回復魔法を使わないミツバに拙者は疑念を持ち、まさかと思い羽織の袖を嗅いだ。
「く、臭っ! せ、拙者の羽織でふくなでござる!」
「えー、だって助けてあげたしゃない。こんな指を臭くしてまで!」
「知らぬ! 拙者は一人で勝てたでござる!」
「嘘こけ! ミツバちゃんのおかげでしょ!? もう血を吸わせてやらないよ! 今度は乳を吸いな!」
「それは困るでござる! 両方吸いたい……いや、今はそれどころではない!」
「乳を吸いたいんでしょ!? ハッキリしなさいムッツリ男女!」
「拙者は血ート! 血だけを吸うでござる!」
拙者達は喧嘩をした。
ムッツリとか言われたくないでござる。
拙者は正常な男子でござるからな!
そして、頬をつねり口を引っ張り争うあまり、敵であるシュンがこっちを見ている事に気付いていなかった。

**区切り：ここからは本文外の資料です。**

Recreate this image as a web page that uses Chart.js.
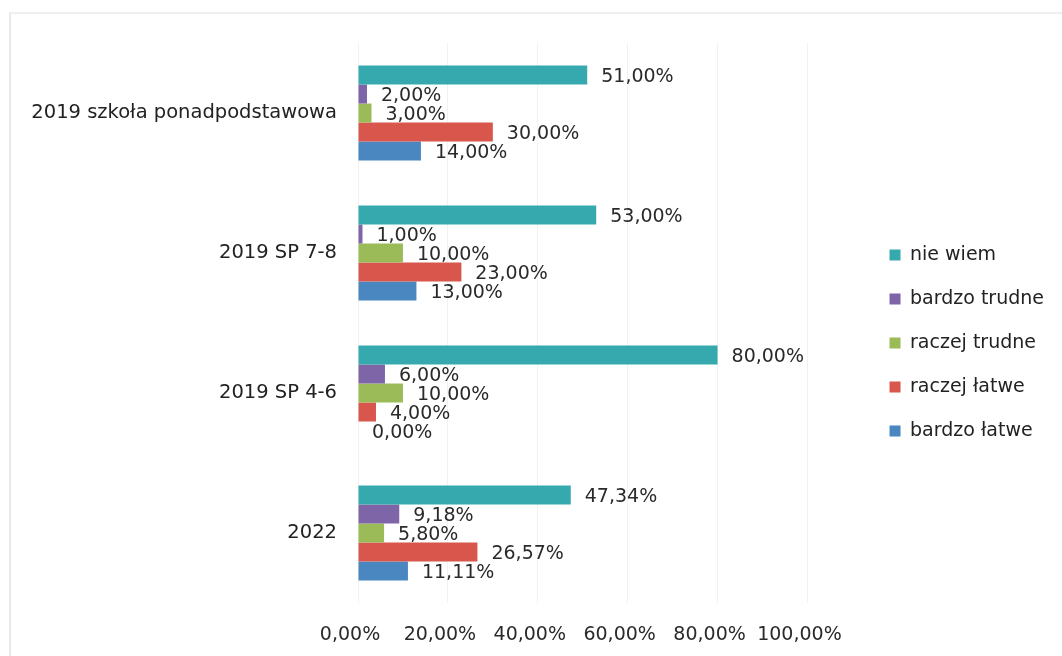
<!DOCTYPE html>
<html lang="pl">
<head>
<meta charset="utf-8">
<title>Ocena trudności</title>
<script src="https://cdn.jsdelivr.net/npm/chart.js@4/dist/chart.umd.min.js"></script>
<style>
  html, body { margin: 0; padding: 0; background: #fff; }
  #wrap { position: relative; width: 1062px; height: 656px; overflow: hidden; }
  #frame { position: absolute; left: 9px; top: 12px; width: 1100px; height: 700px;
           border-left: 2px solid #e9e9e9; border-top: 2px solid #efefef; }
  #chart { position: absolute; left: 0; top: 0; }
</style>
</head>
<body>
<div id="wrap">
  <div id="frame"></div>
  <canvas id="chart" width="1062" height="656"></canvas>
</div>
<script>
const categories = ['2019 szkoła ponadpodstawowa', '2019 SP 7-8', '2019 SP 4-6', '2022'];

const nieWiem      = [51.00, 53.00, 80.00, 47.34];
const bardzoTrudne = [2.00, 1.00, 6.00, 9.18];
const raczejTrudne = [3.00, 10.00, 10.00, 5.80];
const raczejLatwe  = [30.00, 23.00, 4.00, 26.57];
const bardzoLatwe  = [14.00, 13.00, 0.00, 11.11];

const tickValues = [0, 20, 40, 60, 80, 100];

const FONT = 'DejaVu Sans';

const pct = (v) => v.toFixed(2).replace('.', ',') + '%';

// value printed just past the end of every bar
const valueLabels = {
  id: 'valueLabels',
  afterDatasetsDraw(chart) {
    const ctx = chart.ctx;
    ctx.save();
    ctx.font = '19px "' + FONT + '"';
    ctx.fillStyle = '#2a2a2a';
    ctx.textAlign = 'left';
    ctx.textBaseline = 'middle';
    chart.data.datasets.forEach((ds, i) => {
      chart.getDatasetMeta(i).data.forEach((bar, j) => {
        ctx.fillText(pct(ds.data[j]), bar.x + 14, bar.y + 2);
      });
    });
    ctx.restore();
  }
};

const ctx = document.getElementById('chart').getContext('2d');
const myChart = new Chart(ctx, {
  type: 'bar',
  data: {
    labels: categories,
    datasets: [
      { label: 'nie wiem', data: nieWiem, backgroundColor: '#35a9ad' },
      { label: 'bardzo trudne', data: bardzoTrudne, backgroundColor: '#7e65a8' },
      { label: 'raczej trudne', data: raczejTrudne, backgroundColor: '#9bbb59' },
      { label: 'raczej łatwe', data: raczejLatwe, backgroundColor: '#d9564c' },
      { label: 'bardzo łatwe', data: bardzoLatwe, backgroundColor: '#4a86c0' },
    ],
  },
  options: {
    indexAxis: 'y',
    responsive: false,
    animation: false,
    devicePixelRatio: 1,
    categoryPercentage: 0.68,
    barPercentage: 1.0,
    layout: { padding: { left: 27, right: 8, top: 43, bottom: 13 } },
    scales: {
      x: {
        min: 0,
        max: 112.7,
        afterBuildTicks: (scale) => {
          scale.ticks = tickValues.map((v) => ({ value: v }));
        },
        afterFit: (scale) => { scale.height = 40; },
        grid: { color: '#f1f1f1', drawTicks: false },
        border: { display: false },
        ticks: {
          padding: 21,
          labelOffset: -8,
          color: '#2a2a2a',
          font: { family: FONT, size: 19 },
          callback: (v) => pct(v),
        },
      },
      y: {
        afterFit: (scale) => { scale.width = 331; },
        grid: { display: false, drawTicks: false },
        border: { display: false },
        ticks: {
          padding: 21,
          color: '#222',
          font: { family: FONT, size: 19.5 },
        },
      },
    },
    plugins: {
      legend: {
        position: 'right',
        labels: {
          boxWidth: 11,
          boxHeight: 11,
          padding: 25,
          color: '#222',
          font: { family: FONT, size: 19 },
        },
      },
      tooltip: { enabled: false },
    },
  },
  plugins: [valueLabels],
});
</script>
</body>
</html>
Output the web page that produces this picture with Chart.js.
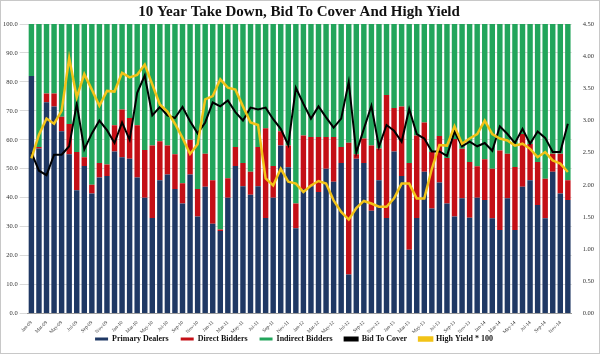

「バカ共め。俺を忘れてるな……そのまま死ぬがいいさ!」
そして拙者とミツバは最後のパワーを出した!
『おおおおおおっ!』
「あれ? コッチに来るな! うわぁ!」
そして、いつの間にかシュンは倒れていた。
それに気付く拙者達は無意味な争いをやめ、煙の煙幕に消えるシュンを見つめた。
「あれ? シュン消えたね……次に進もうか!」
「そうでござるな。ミツバ、拙者は男子である以上ムッツリかも知れぬ。そこは認めよう」
「終わった事は、忘れましょ。それより次のステージへゴー!」
アクビをするミツバは歩き出しながら言った。
そして微笑む拙者も後を進む。
ふと、ミツバは立ち止まり言う。
「男なら色々溜まるでしょ。兄貴がいたからそれはわかるわ」
「ミツバ……」
先に進むミツバはピンクの髪を背中に流しながら振り返り、言う。
それは、いつもの少女のミツバと違い、清濁合わせた女の顔のミツバでござった。
「どうしても女を抱きたくなったら、私を抱きなさいよ。アオイなら……構わないから」
「……!」
頬を赤く染めるミツバに驚きつつ、拙者はコクリ……と頷き、頼れる相棒と共に次のステージに向かった。すると、そこにはロコが居たでござる。
「こっちロコ。ここにたつロコよ」
『……』
拙者達はそのロコに促されるまま立った。
すると、地面に穴が空き落ちたでござる!
『あーれー!』
「さいならロコ。キャバクラでくつろぐロコよ」
謎の穴に落ちた拙者達は、怪しげな繁華街に出たでござる。